I want to ask the provocative question that book critic Parul Sehgal asked in her essay The Case Against The Trauma Plot, “In a world infatuated with victimhood, has trauma emerged as a passport to status—our red badge of courage?” In Gehraiyaan we see shots of Alisha’s mother as depressed, as mumbling, then hanging from a ceiling fan. This imprint on Alisha’s mind — the imprint of her mother’s sadness and her mother’s death — becomes Alisha’s essence. She is merely the sum of her trauma, and that makes her misery both flat and fertile for infidelity. This is not to say that trauma cannot be totalizing, but that it cannot be essentializing, certainly, right? Alisha “bonds” with Zain and together they pour their collective sadness into a pool they stare at together. Alas, it’s a mirage. Alisha’s character is written as though, in Sehgal’s words, she was “created in order to be dispatched into the past, to truffle for trauma”. The writing for Zain is unable to give him the heft of guilt, burdening him instead with adulterous charm and an effortless penchant for lying. It’s all too neat to imply messiness. (As a rule of thumb, distrust any film that uses a flashback to establish motive. It becomes a flat, flabby, affectless appendage to the movie. Nothing moves, because nothing is set in motion.)

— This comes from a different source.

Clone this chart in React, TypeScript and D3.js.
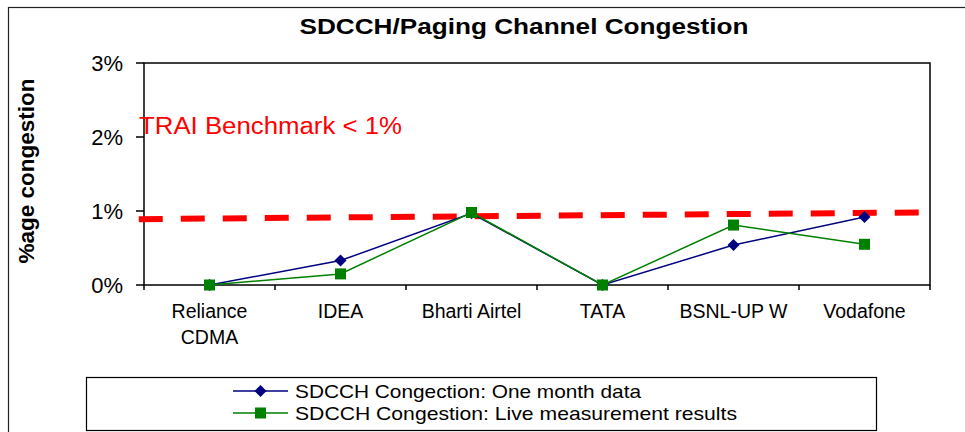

There is this naïve belief that if a film is depicting a complex story, the film must be complex too. But sometimes it merely aspires for it, for complexity, for poetry, grasping only a semblance of this reach. That does not mean we should cordon it off, ramming it into the ground by burying it under acidic adjectives and sour adverbs. I am often more excited by flawed movies than I am by perfectly concocted sensoriums. For flaws can be generative — being able to elicit a conversation around cinema that is more robust, more provocative, more compelling.
If cinema is text, the chatter around it is para text, folding itself into the text, kneading it, again and again, till it becomes indistinguishable from it. I humbly submit this piece for kneading.
If you made it till here, I would appreciate a heart, your email id, and whatever else you have to offer.
This is such excellent writing, Prathyush! Thank you for thinking and articulating this. (I'm so glad I got to read this brilliance because of a not-so-brilliant film.)
Thank you for presenting your thoughts in such an articulate manner. For the longest time after watching the film i have read a lot that is being written on it and kind was having a debate within myself over the film. And frankly this piece is the most that has come closest to what i feel too cause i neither fell in love with the film nor hated it too. And am glad as well that it was made even with all its ‘flaws’ cause i agree with your last para.